By the time the Kaiser-Wilhelm-Museum on Museum Island (today the Bodemuseum) had opened, it was clear that the museum was not large enough to host all the art and archaeological treasures coming from German excavations. Excavations were done in Babylon, Uruk, Assur, Miletus, Priener and Egypt, and objects from these sites could not be properly displayed there.
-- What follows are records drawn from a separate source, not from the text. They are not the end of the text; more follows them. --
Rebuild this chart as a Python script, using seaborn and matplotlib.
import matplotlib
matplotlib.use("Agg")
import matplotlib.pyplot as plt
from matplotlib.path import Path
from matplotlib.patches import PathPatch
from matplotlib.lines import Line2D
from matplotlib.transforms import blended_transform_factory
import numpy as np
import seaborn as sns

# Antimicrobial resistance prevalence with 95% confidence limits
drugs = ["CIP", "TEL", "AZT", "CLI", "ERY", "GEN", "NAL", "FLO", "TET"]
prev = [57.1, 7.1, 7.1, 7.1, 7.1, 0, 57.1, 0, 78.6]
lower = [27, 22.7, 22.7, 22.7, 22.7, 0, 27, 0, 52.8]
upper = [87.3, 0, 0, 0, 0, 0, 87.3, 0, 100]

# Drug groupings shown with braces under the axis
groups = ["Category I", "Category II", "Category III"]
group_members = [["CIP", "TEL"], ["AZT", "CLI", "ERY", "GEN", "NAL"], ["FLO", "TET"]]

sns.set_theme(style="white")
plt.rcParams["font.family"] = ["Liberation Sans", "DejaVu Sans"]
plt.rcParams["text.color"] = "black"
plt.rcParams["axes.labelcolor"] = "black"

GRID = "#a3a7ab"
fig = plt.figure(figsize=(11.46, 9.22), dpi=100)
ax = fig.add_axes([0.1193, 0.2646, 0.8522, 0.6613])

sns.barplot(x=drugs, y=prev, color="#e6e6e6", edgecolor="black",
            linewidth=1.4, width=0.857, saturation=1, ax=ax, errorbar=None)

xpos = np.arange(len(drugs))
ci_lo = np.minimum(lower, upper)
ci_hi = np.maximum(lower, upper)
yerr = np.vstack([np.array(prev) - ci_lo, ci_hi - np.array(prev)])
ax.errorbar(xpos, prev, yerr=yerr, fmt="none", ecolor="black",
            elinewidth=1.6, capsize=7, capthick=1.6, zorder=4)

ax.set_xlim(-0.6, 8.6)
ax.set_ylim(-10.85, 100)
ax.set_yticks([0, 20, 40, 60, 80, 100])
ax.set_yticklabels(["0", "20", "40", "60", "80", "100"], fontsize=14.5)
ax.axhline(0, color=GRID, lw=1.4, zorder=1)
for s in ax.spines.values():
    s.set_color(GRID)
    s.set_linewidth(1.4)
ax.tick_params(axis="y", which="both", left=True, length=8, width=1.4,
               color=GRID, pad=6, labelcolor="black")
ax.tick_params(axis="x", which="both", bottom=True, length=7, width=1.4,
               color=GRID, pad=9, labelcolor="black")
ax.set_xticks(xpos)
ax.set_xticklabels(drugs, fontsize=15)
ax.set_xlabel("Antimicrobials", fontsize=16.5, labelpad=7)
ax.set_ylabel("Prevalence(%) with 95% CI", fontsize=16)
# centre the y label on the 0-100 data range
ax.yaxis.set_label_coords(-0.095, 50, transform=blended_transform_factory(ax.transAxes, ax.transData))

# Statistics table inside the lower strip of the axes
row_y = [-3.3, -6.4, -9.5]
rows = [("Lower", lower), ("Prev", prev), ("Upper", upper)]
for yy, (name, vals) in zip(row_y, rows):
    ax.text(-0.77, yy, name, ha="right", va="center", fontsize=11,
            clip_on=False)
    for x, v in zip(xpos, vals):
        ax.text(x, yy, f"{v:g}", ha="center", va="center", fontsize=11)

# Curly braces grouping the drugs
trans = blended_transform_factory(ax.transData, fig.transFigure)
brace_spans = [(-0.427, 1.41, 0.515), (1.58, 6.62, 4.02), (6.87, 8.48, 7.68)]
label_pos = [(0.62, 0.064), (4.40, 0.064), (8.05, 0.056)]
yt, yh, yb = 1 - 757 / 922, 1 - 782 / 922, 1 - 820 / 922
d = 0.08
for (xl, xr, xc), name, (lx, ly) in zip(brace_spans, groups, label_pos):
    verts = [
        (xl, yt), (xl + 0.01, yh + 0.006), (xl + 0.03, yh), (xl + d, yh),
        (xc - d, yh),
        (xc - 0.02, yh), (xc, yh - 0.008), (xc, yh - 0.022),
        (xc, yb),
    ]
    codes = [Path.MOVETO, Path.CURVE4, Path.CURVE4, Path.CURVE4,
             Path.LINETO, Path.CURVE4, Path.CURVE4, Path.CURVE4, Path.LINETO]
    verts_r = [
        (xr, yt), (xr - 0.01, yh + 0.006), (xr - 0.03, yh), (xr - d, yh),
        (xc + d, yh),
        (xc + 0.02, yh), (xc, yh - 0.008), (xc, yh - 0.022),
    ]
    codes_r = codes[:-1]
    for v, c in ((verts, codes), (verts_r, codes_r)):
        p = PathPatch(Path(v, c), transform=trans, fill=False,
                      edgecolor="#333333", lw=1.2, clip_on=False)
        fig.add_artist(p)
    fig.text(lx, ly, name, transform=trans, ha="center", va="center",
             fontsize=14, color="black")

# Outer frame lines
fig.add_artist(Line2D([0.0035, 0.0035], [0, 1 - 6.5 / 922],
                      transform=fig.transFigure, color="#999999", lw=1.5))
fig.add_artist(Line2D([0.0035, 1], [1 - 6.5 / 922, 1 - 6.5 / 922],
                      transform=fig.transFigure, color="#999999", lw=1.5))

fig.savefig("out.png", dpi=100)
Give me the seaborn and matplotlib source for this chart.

As early as 1907, Wilhelm von Bode, the director of the Kaiser-Wilhelm-Museum had plans to build a new museum nearby to accommodate ancient architecture, German post-antiquity art, and Middle Eastern and Islamic art.The last of the museums is the Pergamon Museum, completed in 1930, which hosts original-size, reconstructed monumental buildings such as the Pergamon Altar, the Ishtar Gate of Babylon, and the market gate of Miletus, consisting of parts taken from the original excavation sites.
Munick Kunstareal
Leo von Klenze's Old Pinakothek from 1836, in its time the biggest museum structure worldwide and shining example for galleries from Rome to St. Petersburg forms together with the New Pinakothek the core of the Kunstareal (art area). Both museums house magnificent masterpieces of historical European painting and sculpture and thanks to the collection of the Pinakothek of Modern Art reach far into the 20th century. Furthermore the Kunstareal houses the State Antiquities Collection, the Glyptothek, the State Graphics Collection and the famous Lehnbachhaus known for the masterpieces of the expressionist movement Der Blaue Reiter "The Blue Rider".